What has happened in NoMa, Navy Yard, Shaw, and possibly now Congress Heights does not occur in isolation. To understand what’s at stake, think about America’s iconic cities: New York, Boston, Chicago. Each has a personality you can feel. Now ask yourself to describe DC’s present-day culture. If you’re struggling to do so, that’s the point. The city’s rich history of Black entrepreneurship, local diners, and neighborhood institutions has been pushed to the margins. Moreover, decades of developer-driven, chain-based growth has made the city more expensive and more generic.
As identity thins, a city becomes a shell of corporate and chain storefronts. The cost of living rises for everyone as individuals pushed out are left to compete for housing elsewhere. The city shifts from a place where people build lives into a place they simply pass through. DC, already the country’s most transient city, can’t afford to lose the cultural anchors that define it.
If Congress Heights is going to avoid replacement urbanism, two changes to future developments are essential.
First, affordability must be tied to local incomes, not the citywide median. Ward 8 should not be benchmarked against the earning power in Northwest. Rent levels and eligibility need to reflect the earnings of otherwise displaced locals. Keeping families anchored is the first safeguard against cultural erosion.

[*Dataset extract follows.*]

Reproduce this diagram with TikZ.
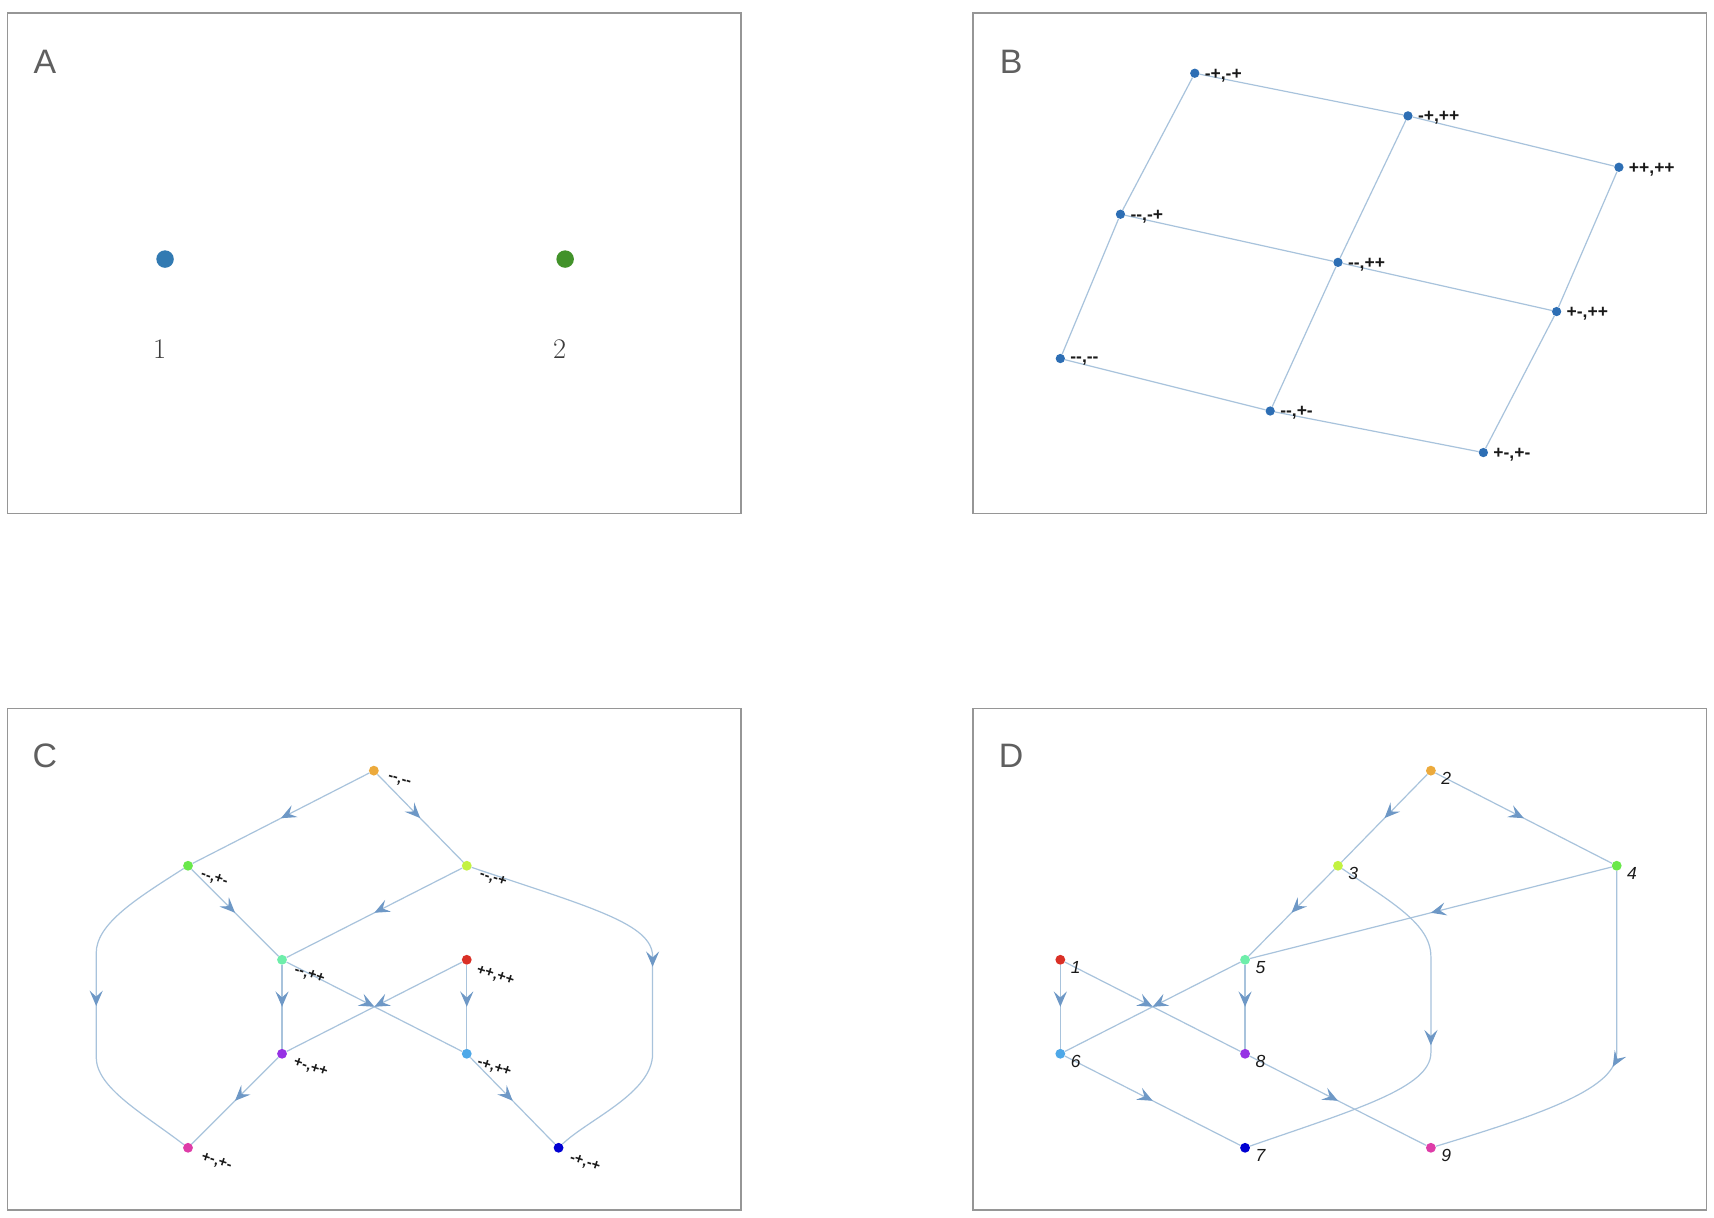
\documentclass[tikz,border=0pt]{standalone}
\usepackage{fontspec}
\newfontfamily\lsans[Ligatures=TeXOff]{Liberation Sans}
\usetikzlibrary{arrows.meta,decorations.markings,calc}
\definecolor{framegray}{RGB}{150,150,150}
\definecolor{labgray}{RGB}{95,95,95}
\definecolor{numgray}{RGB}{60,60,60}
\definecolor{labblack}{RGB}{25,25,25}
\definecolor{edgeblue}{RGB}{168,195,220}
\definecolor{arrowblue}{RGB}{110,152,198}
\definecolor{bblue}{RGB}{45,110,180}
\definecolor{adotblue}{RGB}{50,122,178}
\definecolor{adotgreen}{RGB}{66,146,42}
\definecolor{corange}{RGB}{236,170,60}
\definecolor{cgreen}{RGB}{105,232,75}
\definecolor{cygreen}{RGB}{195,242,65}
\definecolor{cmint}{RGB}{110,238,170}
\definecolor{cred}{RGB}{218,48,38}
\definecolor{cpurple}{RGB}{150,50,228}
\definecolor{clblue}{RGB}{78,168,232}
\definecolor{cpink}{RGB}{222,60,168}
\definecolor{cblue}{RGB}{0,0,210}
\begin{document}
\begin{tikzpicture}[x=1pt,y=-1pt,
  frame/.style={draw=framegray,line width=1.3pt},
  panellabel/.style={font=\lsans\fontsize{31}{31}\selectfont,text=labgray,inner sep=0},
  adot/.style={circle,inner sep=0,minimum size=16pt},
  anum/.style={font=\rmfamily\fontsize{26}{26}\selectfont,text=numgray,inner sep=0},
  bdot/.style={circle,fill=bblue,inner sep=0,minimum size=8.5pt},
  blab/.style={font=\lsans\bfseries\fontsize{16}{16}\selectfont,text=labblack,anchor=west,inner sep=0},
  bedge/.style={draw=edgeblue,line width=1.1pt},
  gdot/.style={circle,inner sep=0,minimum size=9pt},
  clab/.style={font=\lsans\bfseries\fontsize{13.5}{13.5}\selectfont,text=labblack,rotate=-18,inner sep=0},
  dlab/.style={font=\lsans\itshape\fontsize{16}{16}\selectfont,text=labblack,inner sep=0},
  dedge/.style={draw=edgeblue,line width=1.1pt,postaction={decorate},
    decoration={markings,mark=at position 0.5 with {\arrow[color=arrowblue]{Stealth[length=14pt,width=12pt,inset=5.5pt]}}}}
]
\useasboundingbox (0,0) rectangle (1568,1114);
\fill[white] (0,0) rectangle (1568,1114);

% ---------- Panel A ----------
\draw[frame] (7,12) rectangle (678,470);
\node[panellabel] (lA) at (41,57) {A};
\node[adot,fill=adotblue] (a1) at (151,237) {};
\node[adot,fill=adotgreen] (a2) at (517,237) {};
\node[anum] (n1) at (146,319) {1};
\node[anum] (n2) at (512,319) {2};

% ---------- Panel B ----------
\draw[frame] (890,12) rectangle (1561,470);
\node[panellabel] (lB) at (925,57) {B};
\node[bdot] (b1) at (1093,67) {};
\node[bdot] (b2) at (1288,106) {};
\node[bdot] (b3) at (1481,153) {};
\node[bdot] (b4) at (1025,196) {};
\node[bdot] (b5) at (1224,240) {};
\node[bdot] (b6) at (1424,285) {};
\node[bdot] (b7) at (970,328) {};
\node[bdot] (b8) at (1162,376) {};
\node[bdot] (b9) at (1357,414) {};
\draw[bedge] (b1) -- (b2) -- (b3);
\draw[bedge] (b4) -- (b5) -- (b6);
\draw[bedge] (b7) -- (b8) -- (b9);
\draw[bedge] (b1) -- (b4) -- (b7);
\draw[bedge] (b2) -- (b5) -- (b8);
\draw[bedge] (b3) -- (b6) -- (b9);
\node[blab] (tb1) at ($(b1)+(9,2)$) {-+,-+};
\node[blab] (tb2) at ($(b2)+(9,2)$) {-+,++};
\node[blab] (tb3) at ($(b3)+(9,2)$) {++,++};
\node[blab] (tb4) at ($(b4)+(9,2)$) {--,-+};
\node[blab] (tb5) at ($(b5)+(9,2)$) {--,++};
\node[blab] (tb6) at ($(b6)+(9,2)$) {+-,++};
\node[blab] (tb7) at ($(b7)+(9,2)$) {--,--};
\node[blab] (tb8) at ($(b8)+(9,2)$) {--,+-};
\node[blab] (tb9) at ($(b9)+(9,2)$) {+-,+-};

% ---------- Panel C ----------
\draw[frame] (7,648) rectangle (678,1107);
\node[panellabel] (lC) at (41,691) {C};
\node[gdot,fill=corange] (c1) at (342,705) {};
\node[gdot,fill=cgreen]  (c2) at (172,792) {};
\node[gdot,fill=cygreen] (c3) at (427,792) {};
\node[gdot,fill=cmint]   (c4) at (258,878) {};
\node[gdot,fill=cred]    (c5) at (427,878) {};
\node[gdot,fill=cpurple] (c6) at (258,964) {};
\node[gdot,fill=clblue]  (c7) at (427,964) {};
\node[gdot,fill=cpink]   (c8) at (172,1050) {};
\node[gdot,fill=cblue]   (c9) at (511,1050) {};
\draw[dedge] (c1) -- (c2);
\draw[dedge] (c1) -- (c3);
\draw[dedge] (c2) -- (c4);
\draw[dedge] (c3) -- (c4);
\draw[dedge] (c4) -- (c6);
\draw[dedge] (c4) -- (c7);
\draw[dedge] (c5) -- (c6);
\draw[dedge] (c5) -- (c7);
\draw[dedge] (c6) -- (c8);
\draw[dedge] (c7) -- (c9);
\draw[dedge] (c2) .. controls (125,822) and (88,845) .. (88,872) -- (88,967) .. controls (88,995) and (130,1018) .. (c8);
\draw[dedge] (c3) .. controls (540,830) and (597,845) .. (597,875) -- (597,964) .. controls (597,1000) and (538,1024) .. (c9);
\node[clab] (tc1) at ($(c1)+(23,10)$) {--,--};
\node[clab] (tc2) at ($(c2)+(24,12)$) {--,+-};
\node[clab] (tc3) at ($(c3)+(24,12)$) {--,-+};
\node[clab] (tc4) at ($(c4)+(25,14)$) {--,++};
\node[clab] (tc5) at ($(c5)+(26,15)$) {++,++};
\node[clab] (tc6) at ($(c6)+(26,13)$) {+-,++};
\node[clab] (tc7) at ($(c7)+(25,13)$) {-+,++};
\node[clab] (tc8) at ($(c8)+(26,13)$) {+-,+-};
\node[clab] (tc9) at ($(c9)+(24,14)$) {-+,-+};

% ---------- Panel D ----------
\draw[frame] (890,648) rectangle (1561,1107);
\node[panellabel] (lD) at (925,691) {D};
\node[gdot,fill=corange] (d2) at (1309,705) {};
\node[gdot,fill=cygreen] (d3) at (1224,792) {};
\node[gdot,fill=cgreen]  (d4) at (1479,792) {};
\node[gdot,fill=cred]    (d1) at (970,878) {};
\node[gdot,fill=cmint]   (d5) at (1139,878) {};
\node[gdot,fill=clblue]  (d6) at (970,964) {};
\node[gdot,fill=cpurple] (d8) at (1139,964) {};
\node[gdot,fill=cblue]   (d7) at (1139,1050) {};
\node[gdot,fill=cpink]   (d9) at (1309,1050) {};
\draw[dedge] (d2) -- (d3);
\draw[dedge] (d2) -- (d4);
\draw[dedge] (d3) -- (d5);
\draw[dedge] (d4) -- (d5);
\draw[dedge] (d1) -- (d6);
\draw[dedge] (d1) -- (d8);
\draw[dedge] (d5) -- (d6);
\draw[dedge] (d5) -- (d8);
\draw[dedge] (d6) -- (d7);
\draw[dedge] (d8) -- (d9);
\draw[dedge] (d3) .. controls (1272,825) and (1309,845) .. (1309,875) -- (1309,963) .. controls (1309,995) and (1240,1015) .. (d7);
\draw[dedge] (d4) -- (1479,963) .. controls (1479,995) and (1415,1018) .. (d9);
\node[dlab] (td1) at ($(d1)+(14,7)$) {1};
\node[dlab] (td2) at ($(d2)+(14,7)$) {2};
\node[dlab] (td3) at ($(d3)+(14,7)$) {3};
\node[dlab] (td4) at ($(d4)+(14,7)$) {4};
\node[dlab] (td5) at ($(d5)+(14,7)$) {5};
\node[dlab] (td6) at ($(d6)+(14,7)$) {6};
\node[dlab] (td7) at ($(d7)+(14,7)$) {7};
\node[dlab] (td8) at ($(d8)+(14,7)$) {8};
\node[dlab] (td9) at ($(d9)+(14,7)$) {9};
\end{tikzpicture}
\end{document}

Second, development authority must shift toward residents themselves. Entities such as community land trusts, cooperatives, and resident-led oversight boards ensure that decisions about retail mix, cultural preservation and long-term affordability reflect consumer priorities rather than ease for distant investors. Assistance from a national NGO is not enough. When people who live in a neighborhood help shape its transformation, development strengthens identity instead of replacing it.
Underlying both solutions is a simple reframe: Treat identity as infrastructure, something that requires maintenance, investment and planning — just like bridges, schools or transit systems.
DC is entering a decade when thousands of new units will reshape the city. The question isn’t whether we should build; it’s what we believe building should accomplish. If development continues to flatten neighborhoods into the same retail corridors and corporate aesthetics, we’ll get more buildings but less city. But if we redefine development around identity, local power and community-anchored affordability, we can grow without erasing ourselves.
That’s the choice Congress Heights puts in front of DC, and it’s a choice the city can no longer afford to get wrong. If development produces housing but erases the city underneath it, what exactly are we building toward?
Matthew Baharmast researches economics at Yale University, with a focus on how patterns of growth and urbanization shape opportunity and how policy can promote more equitable development. A lifelong resident of the Washington area, he is based in Alexandria, Virginia, and spends his free time exploring DC’s food scene and its many hidden gems.